───── Extracted information ─────

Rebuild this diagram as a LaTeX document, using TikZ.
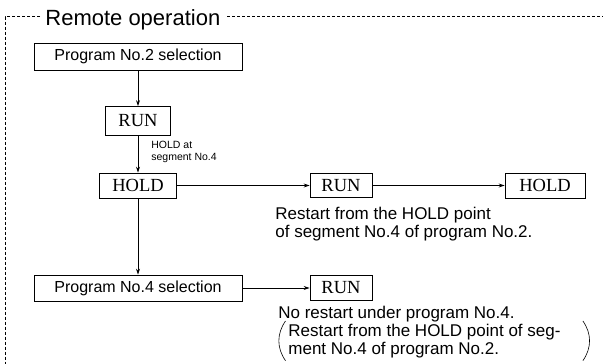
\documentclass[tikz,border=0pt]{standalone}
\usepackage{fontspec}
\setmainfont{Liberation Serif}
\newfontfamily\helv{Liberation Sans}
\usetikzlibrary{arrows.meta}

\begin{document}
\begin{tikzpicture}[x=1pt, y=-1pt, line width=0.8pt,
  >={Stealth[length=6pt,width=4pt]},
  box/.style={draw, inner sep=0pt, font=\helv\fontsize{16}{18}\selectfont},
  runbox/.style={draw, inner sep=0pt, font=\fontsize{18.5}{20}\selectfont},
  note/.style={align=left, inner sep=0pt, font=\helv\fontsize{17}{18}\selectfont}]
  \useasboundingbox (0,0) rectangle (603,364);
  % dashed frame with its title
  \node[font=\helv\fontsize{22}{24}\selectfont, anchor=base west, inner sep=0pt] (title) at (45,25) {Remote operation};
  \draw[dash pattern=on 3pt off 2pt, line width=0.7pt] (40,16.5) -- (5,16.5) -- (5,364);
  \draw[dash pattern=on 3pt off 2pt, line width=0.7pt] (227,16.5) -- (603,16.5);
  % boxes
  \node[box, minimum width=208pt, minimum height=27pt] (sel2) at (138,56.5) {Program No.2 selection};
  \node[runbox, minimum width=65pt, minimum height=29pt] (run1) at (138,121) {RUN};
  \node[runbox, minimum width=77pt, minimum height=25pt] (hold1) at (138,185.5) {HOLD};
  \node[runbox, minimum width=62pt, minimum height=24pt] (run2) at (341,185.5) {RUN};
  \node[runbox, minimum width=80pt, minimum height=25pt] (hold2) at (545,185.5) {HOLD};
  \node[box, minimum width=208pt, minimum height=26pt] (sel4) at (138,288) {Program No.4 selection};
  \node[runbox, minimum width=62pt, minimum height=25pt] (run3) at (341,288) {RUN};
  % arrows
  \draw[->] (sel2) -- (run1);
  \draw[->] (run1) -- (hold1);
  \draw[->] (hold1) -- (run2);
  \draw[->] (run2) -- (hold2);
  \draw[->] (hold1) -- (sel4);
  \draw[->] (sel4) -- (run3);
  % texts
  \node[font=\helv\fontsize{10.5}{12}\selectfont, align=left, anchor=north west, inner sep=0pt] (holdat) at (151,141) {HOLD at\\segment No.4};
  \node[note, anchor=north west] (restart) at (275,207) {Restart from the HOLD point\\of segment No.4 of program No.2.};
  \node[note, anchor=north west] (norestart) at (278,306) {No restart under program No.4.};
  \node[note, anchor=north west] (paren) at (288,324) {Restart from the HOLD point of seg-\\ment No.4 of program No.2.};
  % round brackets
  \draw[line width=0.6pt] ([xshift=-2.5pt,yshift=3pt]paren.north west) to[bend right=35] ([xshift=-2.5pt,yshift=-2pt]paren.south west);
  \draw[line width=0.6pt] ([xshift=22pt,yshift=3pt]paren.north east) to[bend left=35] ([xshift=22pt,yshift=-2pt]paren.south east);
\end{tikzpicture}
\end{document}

─────
───── Extracted information ─────

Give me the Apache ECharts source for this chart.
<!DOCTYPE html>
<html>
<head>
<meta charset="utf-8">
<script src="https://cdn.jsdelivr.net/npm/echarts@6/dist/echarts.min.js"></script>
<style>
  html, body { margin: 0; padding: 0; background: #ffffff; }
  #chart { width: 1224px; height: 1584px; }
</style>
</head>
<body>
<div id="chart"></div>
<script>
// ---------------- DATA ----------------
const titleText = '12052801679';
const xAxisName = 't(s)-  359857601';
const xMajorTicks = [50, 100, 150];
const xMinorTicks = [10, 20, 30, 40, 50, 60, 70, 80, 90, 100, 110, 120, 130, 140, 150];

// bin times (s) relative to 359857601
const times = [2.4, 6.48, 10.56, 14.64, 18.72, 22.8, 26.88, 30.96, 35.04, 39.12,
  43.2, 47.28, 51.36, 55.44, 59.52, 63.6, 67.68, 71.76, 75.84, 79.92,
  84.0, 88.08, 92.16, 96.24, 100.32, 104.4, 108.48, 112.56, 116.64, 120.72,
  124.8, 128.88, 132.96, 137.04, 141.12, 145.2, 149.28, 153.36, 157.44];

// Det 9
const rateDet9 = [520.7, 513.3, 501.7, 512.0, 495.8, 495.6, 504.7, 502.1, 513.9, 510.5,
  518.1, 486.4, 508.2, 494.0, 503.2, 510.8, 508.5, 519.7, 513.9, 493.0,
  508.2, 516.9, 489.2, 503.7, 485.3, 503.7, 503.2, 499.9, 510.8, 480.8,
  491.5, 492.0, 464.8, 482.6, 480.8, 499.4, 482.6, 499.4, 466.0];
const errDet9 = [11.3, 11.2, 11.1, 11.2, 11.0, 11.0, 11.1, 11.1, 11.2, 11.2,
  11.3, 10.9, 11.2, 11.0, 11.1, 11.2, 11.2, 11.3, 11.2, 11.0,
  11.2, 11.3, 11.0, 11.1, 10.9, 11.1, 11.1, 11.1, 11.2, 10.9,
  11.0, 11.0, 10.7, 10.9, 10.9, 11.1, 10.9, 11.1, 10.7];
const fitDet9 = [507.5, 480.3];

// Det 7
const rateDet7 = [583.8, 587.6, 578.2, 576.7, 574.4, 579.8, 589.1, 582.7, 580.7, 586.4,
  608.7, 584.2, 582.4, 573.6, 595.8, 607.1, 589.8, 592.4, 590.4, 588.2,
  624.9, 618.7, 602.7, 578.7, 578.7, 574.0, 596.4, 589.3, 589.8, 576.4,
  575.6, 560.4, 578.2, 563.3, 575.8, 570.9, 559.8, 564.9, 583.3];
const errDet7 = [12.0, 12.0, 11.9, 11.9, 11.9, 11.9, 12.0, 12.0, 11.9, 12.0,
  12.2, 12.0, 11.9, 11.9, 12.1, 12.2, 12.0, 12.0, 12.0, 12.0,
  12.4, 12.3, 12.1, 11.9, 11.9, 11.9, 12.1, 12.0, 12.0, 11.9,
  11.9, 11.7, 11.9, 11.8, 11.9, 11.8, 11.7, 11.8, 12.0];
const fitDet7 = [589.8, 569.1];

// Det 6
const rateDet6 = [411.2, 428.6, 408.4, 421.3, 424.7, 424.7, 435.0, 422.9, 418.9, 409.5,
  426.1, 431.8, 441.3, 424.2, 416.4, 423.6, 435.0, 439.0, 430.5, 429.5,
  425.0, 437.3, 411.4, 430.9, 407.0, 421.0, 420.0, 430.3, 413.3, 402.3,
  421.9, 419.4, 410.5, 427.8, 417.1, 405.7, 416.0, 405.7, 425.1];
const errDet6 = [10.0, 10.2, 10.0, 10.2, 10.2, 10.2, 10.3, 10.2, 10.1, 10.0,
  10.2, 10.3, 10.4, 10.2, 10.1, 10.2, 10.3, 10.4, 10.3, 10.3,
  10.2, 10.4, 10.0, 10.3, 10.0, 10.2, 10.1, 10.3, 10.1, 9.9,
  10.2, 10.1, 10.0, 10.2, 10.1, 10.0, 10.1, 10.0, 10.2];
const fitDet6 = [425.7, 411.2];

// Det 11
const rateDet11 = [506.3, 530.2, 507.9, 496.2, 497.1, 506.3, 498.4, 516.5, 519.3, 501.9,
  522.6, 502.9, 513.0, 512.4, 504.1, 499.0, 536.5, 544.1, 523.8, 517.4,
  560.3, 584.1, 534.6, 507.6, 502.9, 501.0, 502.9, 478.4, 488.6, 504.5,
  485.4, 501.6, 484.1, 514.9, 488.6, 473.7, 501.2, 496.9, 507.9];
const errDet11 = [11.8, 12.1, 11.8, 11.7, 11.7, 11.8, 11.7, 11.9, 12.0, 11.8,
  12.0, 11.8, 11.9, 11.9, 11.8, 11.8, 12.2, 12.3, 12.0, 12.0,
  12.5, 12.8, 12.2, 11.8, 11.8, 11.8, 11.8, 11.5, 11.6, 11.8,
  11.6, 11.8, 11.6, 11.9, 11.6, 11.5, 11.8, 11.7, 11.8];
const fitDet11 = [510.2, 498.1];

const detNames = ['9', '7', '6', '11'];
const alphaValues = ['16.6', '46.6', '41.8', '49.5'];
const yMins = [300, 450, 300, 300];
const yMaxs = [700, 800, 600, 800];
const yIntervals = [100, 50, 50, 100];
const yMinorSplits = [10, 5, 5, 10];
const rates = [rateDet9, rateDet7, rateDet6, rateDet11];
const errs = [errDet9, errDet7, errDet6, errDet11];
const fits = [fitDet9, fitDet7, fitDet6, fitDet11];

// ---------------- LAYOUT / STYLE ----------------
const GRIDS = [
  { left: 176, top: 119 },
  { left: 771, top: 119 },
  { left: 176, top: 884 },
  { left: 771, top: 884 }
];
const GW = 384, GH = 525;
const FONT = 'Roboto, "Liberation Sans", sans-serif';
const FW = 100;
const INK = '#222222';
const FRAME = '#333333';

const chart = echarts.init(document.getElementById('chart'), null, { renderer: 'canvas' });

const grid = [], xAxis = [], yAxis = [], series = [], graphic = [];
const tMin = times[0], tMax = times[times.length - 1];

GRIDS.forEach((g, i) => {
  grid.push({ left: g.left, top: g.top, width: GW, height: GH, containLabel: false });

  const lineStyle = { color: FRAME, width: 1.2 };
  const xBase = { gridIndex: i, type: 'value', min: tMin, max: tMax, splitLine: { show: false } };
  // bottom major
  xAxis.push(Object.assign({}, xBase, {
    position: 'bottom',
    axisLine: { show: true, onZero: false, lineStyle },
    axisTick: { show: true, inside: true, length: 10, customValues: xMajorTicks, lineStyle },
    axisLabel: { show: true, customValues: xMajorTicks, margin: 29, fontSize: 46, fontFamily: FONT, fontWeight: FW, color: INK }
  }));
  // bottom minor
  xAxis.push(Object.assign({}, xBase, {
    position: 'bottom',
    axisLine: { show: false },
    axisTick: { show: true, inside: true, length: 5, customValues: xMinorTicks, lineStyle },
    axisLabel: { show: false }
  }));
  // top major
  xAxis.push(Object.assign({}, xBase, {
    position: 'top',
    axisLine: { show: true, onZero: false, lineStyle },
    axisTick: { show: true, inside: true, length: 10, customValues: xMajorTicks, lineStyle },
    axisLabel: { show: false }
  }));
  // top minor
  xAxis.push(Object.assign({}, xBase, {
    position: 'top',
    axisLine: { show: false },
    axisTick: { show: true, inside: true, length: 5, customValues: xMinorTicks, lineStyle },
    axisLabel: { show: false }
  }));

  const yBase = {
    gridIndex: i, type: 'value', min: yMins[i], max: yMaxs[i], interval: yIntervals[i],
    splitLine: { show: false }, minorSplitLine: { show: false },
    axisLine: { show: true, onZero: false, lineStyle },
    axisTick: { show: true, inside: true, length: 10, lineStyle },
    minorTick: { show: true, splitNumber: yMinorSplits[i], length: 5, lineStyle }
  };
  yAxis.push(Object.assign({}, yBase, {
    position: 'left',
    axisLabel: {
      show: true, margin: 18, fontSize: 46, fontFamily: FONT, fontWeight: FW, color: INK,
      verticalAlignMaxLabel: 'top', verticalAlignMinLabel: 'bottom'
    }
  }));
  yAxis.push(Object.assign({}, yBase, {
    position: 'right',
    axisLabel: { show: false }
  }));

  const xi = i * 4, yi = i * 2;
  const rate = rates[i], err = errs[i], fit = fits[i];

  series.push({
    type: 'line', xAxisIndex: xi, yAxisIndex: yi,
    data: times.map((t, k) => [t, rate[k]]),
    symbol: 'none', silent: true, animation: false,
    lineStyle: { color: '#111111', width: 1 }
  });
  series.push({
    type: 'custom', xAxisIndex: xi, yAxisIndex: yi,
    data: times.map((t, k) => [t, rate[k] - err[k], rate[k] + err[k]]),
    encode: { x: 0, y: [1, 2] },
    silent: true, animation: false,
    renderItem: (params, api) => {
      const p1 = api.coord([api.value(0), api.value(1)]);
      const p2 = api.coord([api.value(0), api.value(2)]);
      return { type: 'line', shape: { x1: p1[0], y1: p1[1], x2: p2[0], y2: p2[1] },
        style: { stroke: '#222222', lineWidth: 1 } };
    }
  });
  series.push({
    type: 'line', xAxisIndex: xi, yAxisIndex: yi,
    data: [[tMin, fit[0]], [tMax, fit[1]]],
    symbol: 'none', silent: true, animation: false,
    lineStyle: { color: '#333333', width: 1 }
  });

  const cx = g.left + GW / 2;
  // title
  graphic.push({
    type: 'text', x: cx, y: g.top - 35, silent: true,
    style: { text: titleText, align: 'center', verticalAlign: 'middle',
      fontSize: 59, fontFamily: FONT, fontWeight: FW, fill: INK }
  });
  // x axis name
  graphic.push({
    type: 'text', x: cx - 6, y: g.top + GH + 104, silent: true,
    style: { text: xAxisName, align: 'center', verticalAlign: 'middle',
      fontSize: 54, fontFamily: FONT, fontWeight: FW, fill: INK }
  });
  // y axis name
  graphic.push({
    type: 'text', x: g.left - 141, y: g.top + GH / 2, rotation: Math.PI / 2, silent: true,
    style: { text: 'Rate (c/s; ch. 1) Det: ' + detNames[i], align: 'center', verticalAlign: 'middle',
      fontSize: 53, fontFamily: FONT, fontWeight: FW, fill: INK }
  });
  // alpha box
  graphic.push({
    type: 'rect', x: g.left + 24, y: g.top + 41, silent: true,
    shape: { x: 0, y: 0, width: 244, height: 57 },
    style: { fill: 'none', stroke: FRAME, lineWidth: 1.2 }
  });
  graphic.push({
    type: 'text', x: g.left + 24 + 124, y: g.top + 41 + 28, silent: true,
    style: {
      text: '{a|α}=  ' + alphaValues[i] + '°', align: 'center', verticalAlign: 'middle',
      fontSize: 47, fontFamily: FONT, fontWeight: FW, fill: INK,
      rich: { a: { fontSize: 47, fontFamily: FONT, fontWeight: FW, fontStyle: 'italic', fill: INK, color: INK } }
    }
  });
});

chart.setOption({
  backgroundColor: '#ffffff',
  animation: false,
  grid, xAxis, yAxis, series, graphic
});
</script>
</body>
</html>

─────

Objective:
Identify every line where the string "this" appears.

Answer for the task:
Rebuild this diagram as a LaTeX document, using TikZ.
Give me the Apache ECharts source for this chart.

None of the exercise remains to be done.